**WHAT YOU ARE ASKED TO DO**
Retype exactly what runs from the first line of the data to the line with "const BAR_W = 8.3;", keeping both of those lines and skipping pictures.
— START OF EXTRACTED INFORMATION —
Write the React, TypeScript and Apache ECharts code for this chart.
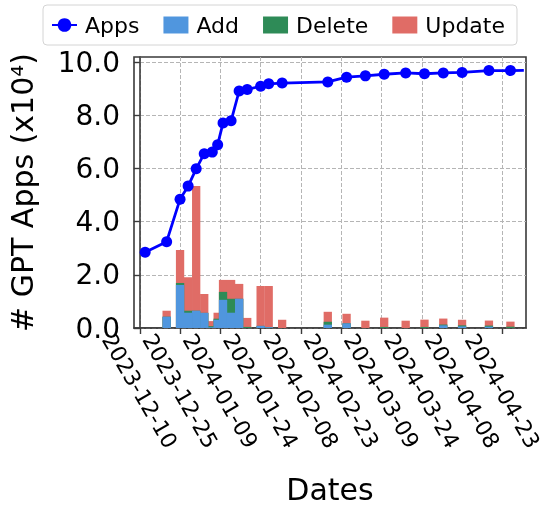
import React, { useEffect, useRef } from 'react';
import * as echarts from 'echarts';

const ORIGIN = '2023-12-10';

const appDates = [
  '2023-12-12', '2023-12-20', '2023-12-25', '2023-12-28', '2023-12-31', '2024-01-03',
  '2024-01-06', '2024-01-08', '2024-01-10', '2024-01-13', '2024-01-16', '2024-01-19',
  '2024-01-24', '2024-01-27', '2024-02-01', '2024-02-18', '2024-02-25', '2024-03-03',
  '2024-03-10', '2024-03-18', '2024-03-25', '2024-04-01', '2024-04-08', '2024-04-18',
  '2024-04-26', '2024-05-01',
];
const appCounts = [
  2.85, 3.25, 4.85, 5.34, 5.99, 6.56,
  6.62, 6.9, 7.72, 7.8, 8.92, 8.98,
  9.1, 9.19, 9.22, 9.26, 9.44, 9.49,
  9.55, 9.6, 9.57, 9.6, 9.62, 9.69,
  9.69, 9.7,
];
// the last Apps point is drawn as a line end without a marker
const appMarkerless = ['2024-05-01'];

const opDates = [
  '2023-12-20', '2023-12-25', '2023-12-28', '2023-12-31', '2024-01-03', '2024-01-06',
  '2024-01-08', '2024-01-10', '2024-01-13', '2024-01-16', '2024-01-19', '2024-01-24',
  '2024-01-27', '2024-02-01', '2024-02-18', '2024-02-25', '2024-03-03', '2024-03-10',
  '2024-03-18', '2024-03-25', '2024-04-01', '2024-04-08', '2024-04-18', '2024-04-26',
];
const addCounts = [
  0.425, 1.62, 0.575, 0.65, 0.57, 0.03,
  0.31, 1.06, 0.575, 1.1, 0, 0.08,
  0.03, 0, 0.125, 0.175, 0, 0,
  0, 0, 0.1, 0.06, 0.05, 0,
];
const deleteCounts = [
  0, 0.075, 0.075, 0, 0, 0.04,
  0.04, 0.3, 0.525, 0, 0.04, 0,
  0, 0, 0.11, 0, 0, 0.04,
  0, 0.04, 0.03, 0.04, 0.04, 0.05,
];
const updateCounts = [
  0.225, 1.24, 1.26, 4.69, 0.71, 0.19,
  0.225, 0.45, 0.71, 0.56, 0.34, 1.5,
  1.55, 0.31, 0.375, 0.36, 0.275, 0.35,
  0.275, 0.275, 0.225, 0.21, 0.19, 0.19,
];

const xTickDates = [
  '2023-12-10', '2023-12-25', '2024-01-09', '2024-01-24', '2024-02-08',
  '2024-02-23', '2024-03-09', '2024-03-24', '2024-04-08', '2024-04-23',
];
const yTicks = [0, 2, 4, 6, 8, 10];

const X_MIN = -2.15;
const X_MAX = 143.8;
const Y_MAX = 10.2;

const DAY = 86400000;
const originMs = Date.parse(ORIGIN + 'T00:00:00Z');
const dayOf = (s: string) => (Date.parse(s + 'T00:00:00Z') - originMs) / DAY;
const fmtDay = (d: number) => new Date(originMs + Math.round(d) * DAY).toISOString().slice(0, 10);

const FONT = 'DejaVu Sans';
const AXIS_COLOR = '#3a3a3a';
const BAR_W = 8.3;

export default function App() {
  const ref = useRef<HTMLDivElement>(null);
  useEffect(() => {
    if (!ref.current) return;
    const chart = echarts.init(ref.current, undefined, { renderer: 'svg' });
    const opDays = opDates.map(dayOf);
    const tickDays = xTickDates.map(dayOf);
    // stacked tops (drawn as overlapping bars, tallest first)
    const addTop = addCounts.map((a) => a);
    const delTop = addCounts.map((a, i) => a + deleteCounts[i]);
    const updTop = addCounts.map((a, i) => a + deleteCounts[i] + updateCounts[i]);
    const splitStyle = { type: [4, 2] as any, color: '#b5b5b5', width: 1 };
    const barBase = { type: 'bar', barWidth: BAR_W, barGap: '-100%' };
    chart.setOption({
      animation: false,
      textStyle: { fontFamily: FONT },
      grid: {
        left: 134, top: 57, width: 392, height: 271,
        show: true, borderColor: AXIS_COLOR, borderWidth: 1.6,
        containLabel: false, outerBoundsMode: 'none',
      },
      legend: {
        data: [
          { name: 'Apps' },
          { name: 'Add', icon: 'rect' },
          { name: 'Delete', icon: 'rect' },
          { name: 'Update', icon: 'rect' },
        ],
        left: 43, top: 5,
        padding: [9, 12, 9, 8],
        itemGap: 24, itemWidth: 25, itemHeight: 17,
        borderColor: '#d4d4d4', borderWidth: 1, borderRadius: 4,
        textStyle: { fontSize: 22, color: '#000', fontFamily: FONT, padding: [0, 0, 0, 3] },
      },
      xAxis: {
        type: 'value', min: X_MIN, max: X_MAX,
        name: 'Dates', nameLocation: 'middle', nameGap: 146,
        nameTextStyle: { fontSize: 30, color: '#000', fontFamily: FONT },
        axisLine: { show: true, onZero: false, lineStyle: { color: AXIS_COLOR, width: 1.6 } },
        axisTick: { show: true, length: 6, customValues: tickDays, lineStyle: { color: AXIS_COLOR, width: 1.4 } },
        axisLabel: {
          customValues: tickDays, formatter: (v: number) => fmtDay(v),
          rotate: -60, align: 'center', verticalAlign: 'middle', margin: 63,
          fontSize: 22, color: '#000', fontFamily: FONT,
        },
        splitLine: { show: true, lineStyle: splitStyle },
      },
      yAxis: {
        type: 'value', min: 0, max: Y_MAX,
        name: '# GPT Apps (x10⁴)', nameLocation: 'middle', nameGap: 97,
        nameTextStyle: { fontSize: 30, color: '#000', fontFamily: FONT },
        axisLine: { show: true, lineStyle: { color: AXIS_COLOR, width: 1.6 } },
        axisTick: { show: true, length: 6, customValues: yTicks, lineStyle: { color: AXIS_COLOR, width: 1.4 } },
        axisLabel: {
          customValues: yTicks, formatter: (v: number) => v.toFixed(1),
          fontSize: 28, color: '#000', fontFamily: FONT, margin: 14,
        },
        splitLine: { show: true, lineStyle: splitStyle },
      },
      series: [
        {
          ...barBase, name: 'Update',
          data: opDays.map((d, i) => [d, updTop[i]]),
          itemStyle: { color: '#E06C66' },
        },
        {
          ...barBase, name: 'Delete',
          data: opDays.map((d, i) => [d, delTop[i]]),
          itemStyle: { color: '#2E8B57' },
        },
        {
          ...barBase, name: 'Add',
          data: opDays.map((d, i) => [d, addTop[i]]),
          itemStyle: { color: '#5096DE' },
        },
        {
          name: 'Apps', type: 'line', z: 5, clip: true,
          data: appDates.map((s, i) =>
            appMarkerless.includes(s)
              ? { value: [dayOf(s), appCounts[i]], symbol: 'none' }
              : { value: [dayOf(s), appCounts[i]] }
          ),
          symbol: 'circle', symbolSize: 11,
          itemStyle: { color: '#0000FF' },
          lineStyle: { color: '#0000FF', width: 2.8 },
        },
      ],
    });
    return () => chart.dispose();
  }, []);
  return <div ref={ref} style={{ position: 'fixed', left: 0, top: 0, width: 544, height: 506 }} />;
}
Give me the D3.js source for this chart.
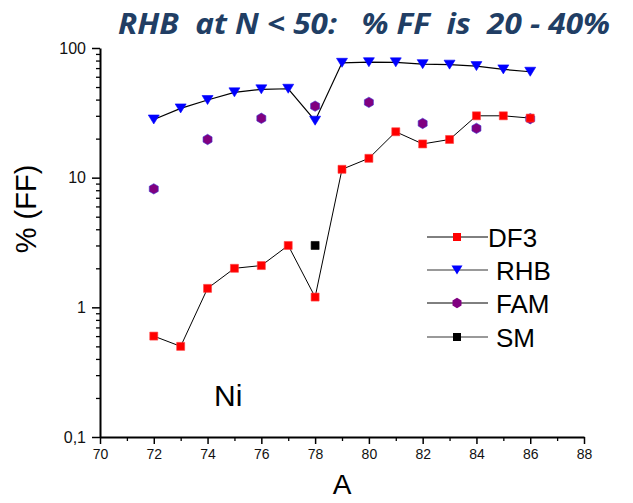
<html>
<head>
<script src="https://cdn.jsdelivr.net/npm/d3@7"></script>
<style>
  body { margin: 0; background: white; }
  text { font-family: "Liberation Sans", Arial, sans-serif; }
</style>
</head>
<body>
<svg id="chart" width="633" height="503"></svg>
<script>
// data
const massNumbers = [72, 73, 74, 75, 76, 77, 78, 79, 80, 81, 82, 83, 84, 85, 86];
const df3Values = [0.6, 0.5, 1.4, 2.0, 2.1, 3.0, 1.2, 11.6, 14.1, 22.6, 18.2, 19.7, 30.0, 30.0, 28.8];
const rhbValues = [28.1, 34.2, 39.7, 45.5, 48.0, 48.5, 27.5, 76.9, 77.7, 77.5, 75.1, 74.4, 72.5, 68.4, 65.6];
const famMass = [72, 74, 76, 78, 80, 82, 84, 86];
const famValues = [8.2, 19.7, 28.7, 35.6, 38.1, 26.2, 24.0, 28.5];
const smMass = [78];
const smValues = [3.0];
const xMajorTicks = [70, 72, 74, 76, 78, 80, 82, 84, 86, 88];
const yMajorTicks = [0.1, 1, 10, 100];
const yTickLabels = ["0,1", "1", "10", "100"];
const seriesNames = ["DF3", "RHB", "FAM", "SM"];

const svg = d3.select("#chart");

const x = d3.scaleLinear().domain([70, 88]).range([100, 584]);
const y = d3.scaleLog().domain([0.1, 100]).range([437, 48]);

// title
svg.append("text")
    .attr("x", 118).attr("y", 34)
    .attr("textLength", 492).attr("lengthAdjust", "spacingAndGlyphs")
    .style("font-family", "'Open Sans', sans-serif")
    .style("font-weight", "bold").style("font-style", "italic")
    .style("font-size", "29px").style("white-space", "pre")
    .attr("fill", "#213e64")
    .text("RHB  at N < 50:   % FF  is  20 - 40%");

// y axis
const yMinor = [];
for (let d = 0.1; d < 100; d *= 10) {
    for (let k = 2; k <= 9; k++) yMinor.push(+(d * k).toPrecision(3));
}
svg.append("g")
    .attr("transform", "translate(100,0)")
    .call(d3.axisLeft(y).tickValues(yMinor).tickSize(4).tickFormat(""))
    .call(g => g.select(".domain").remove())
    .call(g => g.selectAll("line").attr("stroke-width", 1.3));
const yAxis = svg.append("g")
    .attr("transform", "translate(100,0)")
    .call(d3.axisLeft(y).tickValues(yMajorTicks).tickSize(8).tickSizeOuter(0)
        .tickPadding(6).tickFormat((d, i) => yTickLabels[i]));
yAxis.select(".domain").attr("stroke-width", 2);
yAxis.selectAll("line").attr("stroke-width", 1.5);
yAxis.selectAll("text").style("font-size", "16px").attr("fill", "#111");

// x axis
const xMinor = d3.range(71, 88, 2);
svg.append("g")
    .attr("transform", "translate(0,437)")
    .call(d3.axisBottom(x).tickValues(xMinor).tickSize(4).tickFormat(""))
    .call(g => g.select(".domain").remove())
    .call(g => g.selectAll("line").attr("stroke-width", 1.3));
const xAxis = svg.append("g")
    .attr("transform", "translate(0,437)")
    .call(d3.axisBottom(x).tickValues(xMajorTicks).tickSize(7).tickSizeOuter(0).tickPadding(5));
xAxis.select(".domain").attr("stroke-width", 2);
xAxis.selectAll("line").attr("stroke-width", 1.5);
xAxis.selectAll("text").style("font-size", "14px").attr("fill", "#111");

// axis titles
svg.append("text")
    .attr("x", 342).attr("y", 494)
    .attr("text-anchor", "middle")
    .style("font-size", "28px")
    .text("A");
svg.append("text")
    .attr("transform", "translate(36,209) rotate(-90)")
    .attr("text-anchor", "middle")
    .style("font-size", "29px")
    .text("% (FF)");

svg.append("text")
    .attr("x", 214).attr("y", 406)
    .style("font-size", "30px")
    .text("Ni");

// markers
const squarePath = "M-4,-4H4V4H-4Z";
const trianglePath = "M-5.5,-4.5L5.5,-4.5L0,4.5Z";
const hexPath = d3.range(6).map(i => {
    const a = Math.PI / 2 + i * Math.PI / 3;
    return [5.2 * Math.cos(a), 5.2 * Math.sin(a)];
}).map((p, i) => (i ? "L" : "M") + p[0].toFixed(2) + "," + p[1].toFixed(2)).join("") + "Z";

const line = d3.line().x(d => x(d[0])).y(d => y(d[1]));

const df3Points = massNumbers.map((m, i) => [m, df3Values[i]]);
const rhbPoints = massNumbers.map((m, i) => [m, rhbValues[i]]);
const famPoints = famMass.map((m, i) => [m, famValues[i]]);
const smPoints = smMass.map((m, i) => [m, smValues[i]]);

svg.append("path").datum(df3Points).attr("d", line)
    .attr("fill", "none").attr("stroke", "#000").attr("stroke-width", 1);
svg.append("path").datum(rhbPoints).attr("d", line)
    .attr("fill", "none").attr("stroke", "#000").attr("stroke-width", 1.2);

function drawMarkers(points, path, fill, stroke) {
    svg.append("g").selectAll("path")
        .data(points)
        .join("path")
        .attr("transform", d => `translate(${x(d[0])},${y(d[1])})`)
        .attr("d", path)
        .attr("fill", fill)
        .attr("stroke", stroke)
        .attr("stroke-width", 0.6);
}
drawMarkers(rhbPoints, trianglePath, "#0000ff", "#0000ff");
drawMarkers(famPoints, hexPath, "#800080", "#3a2fd0");
drawMarkers(df3Points, squarePath, "#ff0000", "#ff4040");
drawMarkers(smPoints, squarePath, "#000", "#000");

// legend
const legendY = [237, 270, 303, 337];
const legendTextX = [488, 496, 496, 496];
const legendLineColor = ["#000", "#777", "#000", "#777"];
const legendLineWidth = [1, 1.6, 1, 1.6];
const legendMarks = [[squarePath, "#ff0000"], [trianglePath, "#0000ff"], [hexPath, "#800080"], [squarePath, "#000"]];
const legend = svg.append("g");
seriesNames.forEach((name, i) => {
    legend.append("line")
        .attr("x1", 427).attr("x2", 488)
        .attr("y1", legendY[i]).attr("y2", legendY[i])
        .attr("stroke", legendLineColor[i]).attr("stroke-width", legendLineWidth[i]);
    legend.append("path")
        .attr("transform", `translate(457,${legendY[i]})`)
        .attr("d", legendMarks[i][0])
        .attr("fill", legendMarks[i][1]);
    legend.append("text")
        .attr("x", legendTextX[i]).attr("y", legendY[i] + 10)
        .style("font-size", "26px")
        .text(name);
});
</script>
</body>
</html>
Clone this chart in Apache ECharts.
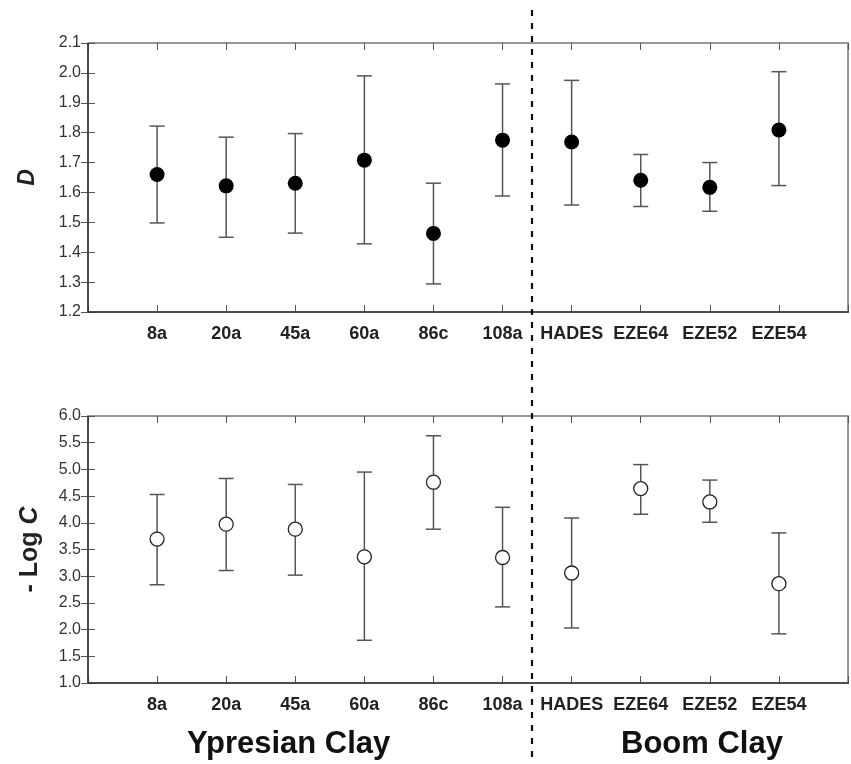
— END OF EXTRACTED INFORMATION —
**WORKED ANSWER**
Write the React, TypeScript and Apache ECharts code for this chart.
import React, { useEffect, useRef } from 'react';
import * as echarts from 'echarts';

const ORIGIN = '2023-12-10';

const appDates = [
  '2023-12-12', '2023-12-20', '2023-12-25', '2023-12-28', '2023-12-31', '2024-01-03',
  '2024-01-06', '2024-01-08', '2024-01-10', '2024-01-13', '2024-01-16', '2024-01-19',
  '2024-01-24', '2024-01-27', '2024-02-01', '2024-02-18', '2024-02-25', '2024-03-03',
  '2024-03-10', '2024-03-18', '2024-03-25', '2024-04-01', '2024-04-08', '2024-04-18',
  '2024-04-26', '2024-05-01',
];
const appCounts = [
  2.85, 3.25, 4.85, 5.34, 5.99, 6.56,
  6.62, 6.9, 7.72, 7.8, 8.92, 8.98,
  9.1, 9.19, 9.22, 9.26, 9.44, 9.49,
  9.55, 9.6, 9.57, 9.6, 9.62, 9.69,
  9.69, 9.7,
];
// the last Apps point is drawn as a line end without a marker
const appMarkerless = ['2024-05-01'];

const opDates = [
  '2023-12-20', '2023-12-25', '2023-12-28', '2023-12-31', '2024-01-03', '2024-01-06',
  '2024-01-08', '2024-01-10', '2024-01-13', '2024-01-16', '2024-01-19', '2024-01-24',
  '2024-01-27', '2024-02-01', '2024-02-18', '2024-02-25', '2024-03-03', '2024-03-10',
  '2024-03-18', '2024-03-25', '2024-04-01', '2024-04-08', '2024-04-18', '2024-04-26',
];
const addCounts = [
  0.425, 1.62, 0.575, 0.65, 0.57, 0.03,
  0.31, 1.06, 0.575, 1.1, 0, 0.08,
  0.03, 0, 0.125, 0.175, 0, 0,
  0, 0, 0.1, 0.06, 0.05, 0,
];
const deleteCounts = [
  0, 0.075, 0.075, 0, 0, 0.04,
  0.04, 0.3, 0.525, 0, 0.04, 0,
  0, 0, 0.11, 0, 0, 0.04,
  0, 0.04, 0.03, 0.04, 0.04, 0.05,
];
const updateCounts = [
  0.225, 1.24, 1.26, 4.69, 0.71, 0.19,
  0.225, 0.45, 0.71, 0.56, 0.34, 1.5,
  1.55, 0.31, 0.375, 0.36, 0.275, 0.35,
  0.275, 0.275, 0.225, 0.21, 0.19, 0.19,
];

const xTickDates = [
  '2023-12-10', '2023-12-25', '2024-01-09', '2024-01-24', '2024-02-08',
  '2024-02-23', '2024-03-09', '2024-03-24', '2024-04-08', '2024-04-23',
];
const yTicks = [0, 2, 4, 6, 8, 10];

const X_MIN = -2.15;
const X_MAX = 143.8;
const Y_MAX = 10.2;

const DAY = 86400000;
const originMs = Date.parse(ORIGIN + 'T00:00:00Z');
const dayOf = (s: string) => (Date.parse(s + 'T00:00:00Z') - originMs) / DAY;
const fmtDay = (d: number) => new Date(originMs + Math.round(d) * DAY).toISOString().slice(0, 10);

const FONT = 'DejaVu Sans';
const AXIS_COLOR = '#3a3a3a';
const BAR_W = 8.3;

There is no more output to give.